Based on this post, the proposed plan seems to be trying to approach the opioid crisis with a view from both law enforcement and public health sides. The plan appears to suggest stronger law enforcement for the drug traffickers/ dealers while also trying to make the drugs harder to get for drug users.

Posted by: MacKenzie Newberry | Mar 16, 2018 1:29:09 PM

SH. Sad, but still The Laugh of the Day.

Posted by: David Behar | Mar 16, 2018 1:51:57 PM

Mitt Romney will not face the death penalty according to this federal court decision by Judge Kugler. We will have to endure that smooth Harvard Law bullshit longer. They are really stupid, but smooth. Hey. Romney, you stink. The voter rejected you, and put Trump in to reverse the damage to our nation by Obama, another Harvard Law dirt bag. All that school teaches is big government tyranny. Even conservatives end up blowing up the size of government.


Posted by: David Behar | Mar 16, 2018 4:49:16 PM

The death penatly for drug dealers (not associated with a resulting death of a user) would no doubt run into constitutional problems.

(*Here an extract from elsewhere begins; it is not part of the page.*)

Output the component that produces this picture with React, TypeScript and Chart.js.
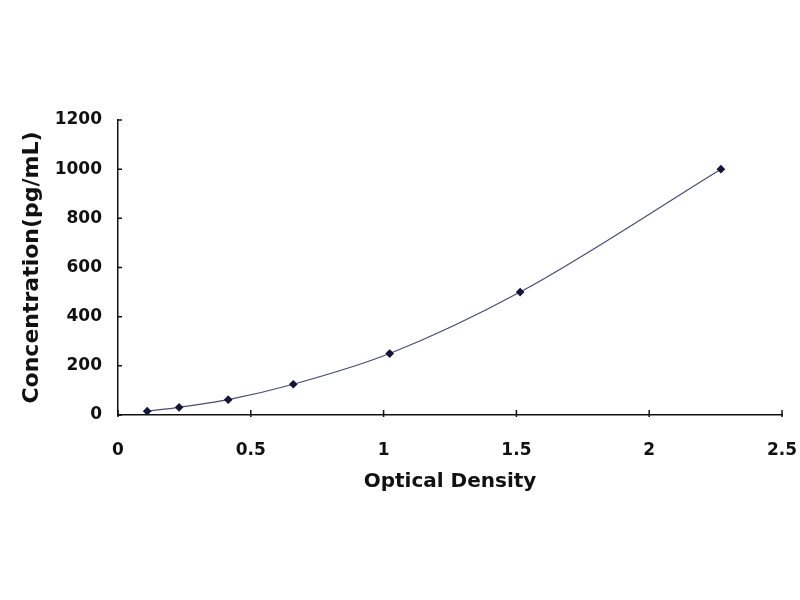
import React, { useEffect, useRef } from "react";
import { Chart, registerables } from "chart.js";

Chart.register(...registerables);

// standard curve: optical density vs concentration
const opticalDensity = [0.11, 0.23, 0.415, 0.66, 1.023, 1.514, 2.27];
const concentration = [15.6, 31.2, 62.5, 125, 250, 500, 1000];

const xTicks = [0, 0.5, 1, 1.5, 2, 2.5];
const yTicks = [0, 200, 400, 600, 800, 1000, 1200];

const FONT = "'DejaVu Sans', sans-serif";

// small tick marks drawn inward, like the original plot
const innerTicks = {
    id: "innerTicks",
    afterDraw(chart: any) {
        const ctx = chart.ctx;
        const x = chart.scales.x;
        const y = chart.scales.y;
        ctx.save();
        ctx.strokeStyle = "#111";
        ctx.lineWidth = 1.5;
        ctx.beginPath();
        xTicks.forEach((v) => {
            const px = x.getPixelForValue(v);
            ctx.moveTo(px, y.bottom - 5);
            ctx.lineTo(px, y.bottom + 2);
        });
        yTicks.forEach((v) => {
            const py = y.getPixelForValue(v);
            ctx.moveTo(x.left - 1, py);
            ctx.lineTo(x.left + 4, py);
        });
        ctx.stroke();
        ctx.restore();
    },
};

export default function App() {
    const chartRef = useRef<HTMLCanvasElement>(null);

    useEffect(() => {
        if (!chartRef.current) return;
        document.body.style.margin = "0";

        const config: any = {
            type: "scatter",
            data: {
                datasets: [
                    {
                        data: opticalDensity.map((od, i) => ({ x: od, y: concentration[i] })),
                        showLine: true,
                        borderColor: "#4a4a78",
                        borderWidth: 1.2,
                        cubicInterpolationMode: "monotone",
                        pointStyle: "rectRot",
                        pointRadius: 3.5,
                        pointBackgroundColor: "#14143a",
                        pointBorderColor: "#14143a",
                    },
                ],
            },
            options: {
                animation: false,
                responsive: false,
                layout: { padding: { top: 120, right: 18, left: 0, bottom: 0 } },
                plugins: {
                    legend: { display: false },
                    tooltip: { enabled: false },
                },
                scales: {
                    x: {
                        type: "linear",
                        min: 0,
                        max: 2.5,
                        afterBuildTicks: (s: any) => {
                            s.ticks = xTicks.map((v) => ({ value: v }));
                        },
                        afterFit: (s: any) => {
                            s.height = 185;
                        },
                        // invisible tick marks only push the labels down
                        grid: {
                            display: true,
                            drawOnChartArea: false,
                            drawTicks: true,
                            tickLength: 25,
                            tickColor: "rgba(0,0,0,0)",
                        },
                        border: { display: true, color: "#111", width: 1.5 },
                        ticks: {
                            padding: 0,
                            color: "#111",
                            callback: (v: number) => String(v),
                            font: { family: FONT, size: 17, weight: "bold" },
                        },
                        title: {
                            display: true,
                            text: "Optical Density",
                            color: "#111",
                            padding: { top: 0, bottom: 106 },
                            font: { family: FONT, size: 20, weight: "bold" },
                        },
                    },
                    y: {
                        type: "linear",
                        min: 0,
                        max: 1200,
                        afterBuildTicks: (s: any) => {
                            s.ticks = yTicks.map((v) => ({ value: v }));
                        },
                        afterFit: (s: any) => {
                            s.width = 118;
                        },
                        grid: { display: false, drawTicks: false },
                        border: { display: true, color: "#111", width: 1.5 },
                        ticks: {
                            padding: 16,
                            color: "#111",
                            callback: (v: number) => String(v),
                            font: { family: FONT, size: 17, weight: "bold" },
                        },
                        title: {
                            display: true,
                            text: "Concentration(pg/mL)",
                            color: "#111",
                            padding: { top: 19, bottom: 0 },
                            font: { family: FONT, size: 22, weight: "bold" },
                        },
                    },
                },
            },
            plugins: [innerTicks],
        };

        const chart = new Chart(chartRef.current, config);
        return () => {
            chart.destroy();
        };
    }, []);

    return (
        <div style={{ width: 800, height: 600, background: "#fff" }}>
            <canvas ref={chartRef} width={800} height={600} style={{ display: "block" }}></canvas>
        </div>
    );
}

See Kennedy v. Louisina (2008) ("a death sentence for one who raped but did not kill a child, and who did not intend to assist another in killing the child, is unconstitutional under the Eighth and Fourteenth Amendments."). The Court pointed to the danger in laws such as Louisiana's, which allowed the death penalty where no murder was committed: "When the law punishes by death, it risks its own sudden descent into brutality, transgressing the constitutional commitment to decency and restraint."

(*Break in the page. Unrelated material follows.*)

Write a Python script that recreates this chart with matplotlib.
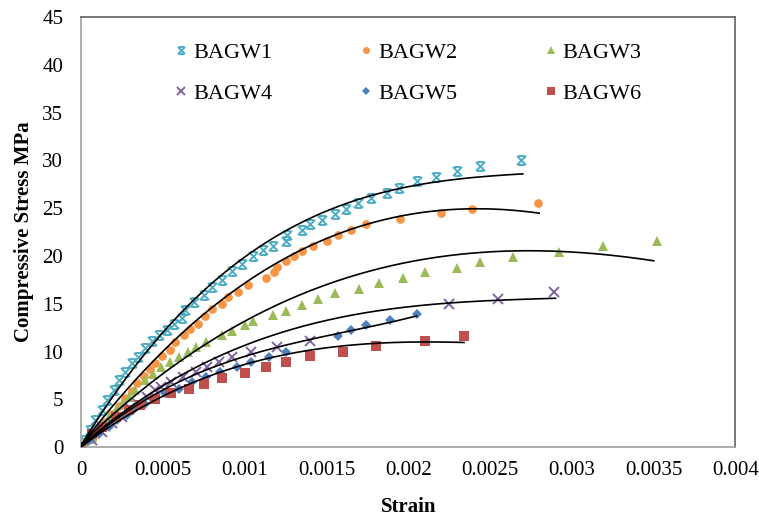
import matplotlib
matplotlib.use('Agg')
import matplotlib.pyplot as plt
import numpy as np
from matplotlib.path import Path
from matplotlib.ticker import FuncFormatter, MultipleLocator

plt.rcParams['font.family'] = ['Liberation Serif', 'DejaVu Serif']

# Valores (deformação, tensão MPa)
bagw1_strain = [0, 0.000014, 0.000055, 0.000086, 0.000127, 0.000157, 0.000198, 0.000228,
                0.000269, 0.00031, 0.00035, 0.000391, 0.000432, 0.000473, 0.000524, 0.000565,
                0.000616, 0.000636, 0.000687, 0.000748, 0.000799, 0.00086, 0.000922, 0.000983,
                0.00105, 0.00111, 0.00117, 0.00125, 0.00126, 0.00135, 0.0014, 0.00147, 0.00155,
                0.00162, 0.00169, 0.00177, 0.00187, 0.00194, 0.00205, 0.00217, 0.0023, 0.00244,
                0.00269]
bagw1_stress = [0, 0.73, 1.78, 2.83, 3.84, 4.92, 5.97, 7.01, 7.88, 8.76, 9.45, 10.38, 11.07,
                11.77, 12.3, 12.84, 13.54, 14.4, 15.2, 15.9, 16.8, 17.5, 18.4, 19.2, 20.0, 20.6,
                21.1, 21.6, 22.2, 22.7, 23.3, 23.8, 24.4, 24.9, 25.6, 26.1, 26.6, 27.1, 27.8,
                28.3, 28.9, 29.4, 30.0]

bagw2_strain = [0, 0.000065, 0.000106, 0.000147, 0.000188, 0.000228, 0.000269, 0.00031,
                0.00034, 0.000381, 0.000422, 0.000453, 0.000494, 0.000544, 0.000575, 0.000626,
                0.000667, 0.000717, 0.000758, 0.000799, 0.00086, 0.0009, 0.00096, 0.00102,
                0.00113, 0.00118, 0.0012, 0.00125, 0.0013, 0.00135, 0.00142, 0.0015, 0.00157,
                0.00165, 0.00174, 0.00195, 0.0022, 0.00239, 0.00279]
bagw2_stress = [0, 0.9, 1.8, 2.6, 3.5, 4.3, 5.1, 5.9, 6.7, 7.4, 8.2, 8.8, 9.5, 10.2, 10.99,
                11.7, 12.4, 12.9, 13.74, 14.5, 15.0, 15.7, 16.2, 17.0, 17.7, 18.3, 18.9, 19.5,
                20.0, 20.5, 21.1, 21.6, 22.2, 22.7, 23.3, 23.9, 24.45, 24.9, 25.6]

bagw3_strain = [0, 0.000024, 0.000065, 0.000106, 0.000136, 0.00017, 0.00021, 0.00025, 0.00029,
                0.00033, 0.00039, 0.00044, 0.00049, 0.00054, 0.0006, 0.00065, 0.0007, 0.00076,
                0.00086, 0.00092, 0.001, 0.00105, 0.00117, 0.00125, 0.00135, 0.00145, 0.00155,
                0.0017, 0.00182, 0.00197, 0.0021, 0.0023, 0.00244, 0.00264, 0.00292, 0.00319,
                0.00352]
bagw3_stress = [0, 0.55, 1.08, 1.78, 2.48, 3.17, 3.87, 4.57, 5.26, 5.96, 7.0, 7.7, 8.4, 8.9,
                9.45, 9.97, 10.5, 11.0, 11.7, 12.2, 12.8, 13.2, 13.8, 14.3, 14.9, 15.5, 16.1,
                16.6, 17.2, 17.7, 18.35, 18.8, 19.4, 19.9, 20.4, 21.1, 21.6]

bagw4_strain = [0, 0.000065, 0.00013, 0.00019, 0.00025, 0.0003, 0.00035, 0.0004, 0.00045,
                0.00049, 0.00055, 0.00062, 0.0007, 0.00077, 0.00084, 0.00092, 0.00104, 0.0012,
                0.0014, 0.00225, 0.00255, 0.00289]
bagw4_stress = [0, 0.73, 1.6, 2.48, 3.17, 4.05, 4.57, 5.26, 5.96, 6.31, 6.83, 7.36, 7.88, 8.4,
                8.93, 9.45, 9.97, 10.5, 11.1, 14.96, 15.5, 16.2]

bagw5_strain = [0, 0.000055, 0.000106, 0.00017, 0.00022, 0.00028, 0.00033, 0.00039, 0.00045,
                0.00051, 0.0006, 0.00068, 0.00076, 0.00085, 0.00095, 0.00104, 0.00115, 0.00125,
                0.00157, 0.00165, 0.00174, 0.00189, 0.00205]
bagw5_stress = [0, 0.73, 1.43, 2.13, 2.83, 3.35, 4.05, 4.57, 5.1, 5.62, 6.14, 6.83, 7.36, 7.88,
                8.4, 8.93, 9.45, 9.97, 11.65, 12.24, 12.77, 13.36, 13.9]

bagw6_strain = [0, 0.000065, 0.00013, 0.00021, 0.00029, 0.00036, 0.00045, 0.00055, 0.00066,
                0.00075, 0.00086, 0.001, 0.00113, 0.00125, 0.0014, 0.0016, 0.0018, 0.0021,
                0.00234]
bagw6_stress = [0, 1.43, 2.13, 3.17, 3.87, 4.4, 5.0, 5.62, 6.1, 6.6, 7.2, 7.8, 8.4, 8.93, 9.52,
                9.97, 10.57, 11.1, 11.65]

# Pontos das linhas de tendência
trend1_x = [0, 0.0005, 0.001, 0.0015, 0.002, 0.0023, 0.0027]
trend1_y = [0, 12.6, 19.75, 24.1, 27.4, 28.6, 28.3]
trend2_x = [0, 0.0005, 0.001, 0.0015, 0.002, 0.00234, 0.0028]
trend2_y = [0, 10.5, 16.95, 21.5, 24.5, 25.15, 24.35]
trend3_x = [0, 0.0005, 0.001, 0.0015, 0.002, 0.0025, 0.0029, 0.0032, 0.0035]
trend3_y = [0, 8.4, 13.2, 16.6, 19.0, 20.6, 20.9, 20.3, 19.2]
trend4_x = [0, 0.0005, 0.001, 0.0015, 0.002, 0.0025, 0.0029]
trend4_y = [0, 6.9, 10.5, 12.9, 14.8, 15.65, 15.4]
trend5_x = [0, 0.0005, 0.001, 0.0015, 0.0018, 0.00205]
trend5_y = [0, 6.0, 9.5, 11.6, 12.8, 13.7]
trend6_x = [0, 0.0005, 0.001, 0.0015, 0.002, 0.00234]
trend6_y = [0, 5.5, 8.5, 10.4, 11.1, 10.9]

labels = ['BAGW1', 'BAGW2', 'BAGW3', 'BAGW4', 'BAGW5', 'BAGW6']
colors = ['#4BACC6', '#F79646', '#9BBB59', '#8064A2', '#4F81BD', '#C0504D']

# Marcador "x" com barras (estilo Excel)
star_x = Path([(-1, -1), (1, 1), (-1, 1), (1, -1), (-0.7, 1), (0.7, 1), (-0.7, -1), (0.7, -1)],
              [Path.MOVETO, Path.LINETO] * 4)
markers = [star_x, 'o', '^', 'x', 'D', 's']
msizes = [6.5, 6.3, 7, 6.5, 5.3, 6.5]

series = [(bagw1_strain, bagw1_stress), (bagw2_strain, bagw2_stress),
          (bagw3_strain, bagw3_stress), (bagw4_strain, bagw4_stress),
          (bagw5_strain, bagw5_stress), (bagw6_strain, bagw6_stress)]
trends = [(trend1_x, trend1_y), (trend2_x, trend2_y), (trend3_x, trend3_y),
          (trend4_x, trend4_y), (trend5_x, trend5_y), (trend6_x, trend6_y)]

fig = plt.figure(figsize=(7.59, 5.17), dpi=100)
ax = fig.add_axes([0.107, 0.135, 0.862, 0.832])

handles = []
for i, ((sx, sy), lab, c, m, ms) in enumerate(zip(series, labels, colors, markers, msizes)):
  mew = 1.4 if i in (0, 3) else 0
  h, = ax.plot(sx, sy, linestyle='none', marker=m, markersize=ms, color=c,
               markeredgecolor=c, markeredgewidth=mew, label=lab, zorder=2)
  handles.append(h)

# Linhas de tendência polinomiais
for tx, ty in trends:
  coef = np.polyfit(tx, ty, 3)
  xs = np.linspace(0, tx[-1], 200)
  ax.plot(xs, np.polyval(coef, xs), color='black', linewidth=1.2, zorder=3)

ax.set_xlim(0, 0.004)
ax.set_ylim(0, 45)
ax.xaxis.set_major_locator(MultipleLocator(0.0005))
ax.yaxis.set_major_locator(MultipleLocator(5))
ax.xaxis.set_major_formatter(FuncFormatter(lambda v, p: '%g' % round(v, 6)))
ax.tick_params(length=0, labelsize=15)
ax.tick_params(axis='x', pad=10)
ax.tick_params(axis='y', pad=13)
for s in ['left', 'bottom']:
  ax.spines[s].set_color('#A0A0A0')
for s in ['top', 'right']:
  ax.spines[s].set_color('#606060')
for s in ax.spines.values():
  s.set_linewidth(1.2)

ax.set_xlabel('Strain', fontsize=15, fontweight='bold', labelpad=12)
ax.set_ylabel('Compressive Stress MPa', fontsize=15, fontweight='bold', labelpad=6)

order = [0, 3, 1, 4, 2, 5]
ax.legend([handles[i] for i in order], [labels[i] for i in order], ncol=3, frameon=False,
          loc='upper left', bbox_to_anchor=(0.112, 0.987), fontsize=16, numpoints=1,
          handlelength=0.6, handletextpad=0.25, columnspacing=3.9, labelspacing=0.9,
          markerscale=0.8)

fig.savefig('out.png', dpi=100)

Posted by: Michael R. Levine | Mar 16, 2018 5:38:50 PM

Kennedy v. Louisiana also said:

"Our concern here is limited to crimes against individual persons. We do not address, for example, crimes defining and punishing treason, espionage, terrorism, and drug kingpin activity, which are offenses against the State. As it relates to crimes against individuals, though, the death penalty should not be expanded to instances where the victim’s life was not taken."

The inclusion of "drug kingpin activity" here seems somewhat artificial -- how exactly is that specifically an "offense against the State" in unclear to me, but does leave open that the Federal Death Penalty Act (1994) as to drug kingpins is somehow constitutional. What is required to fit this category also is an open question, I guess.

Posted by: Joe | Mar 16, 2018 6:50:48 PM

The Supreme Court is in defiance of Article I Section 1. All its judicial reviews may be ignored by the federal government and by the states. The Court is breaking the law by making the law.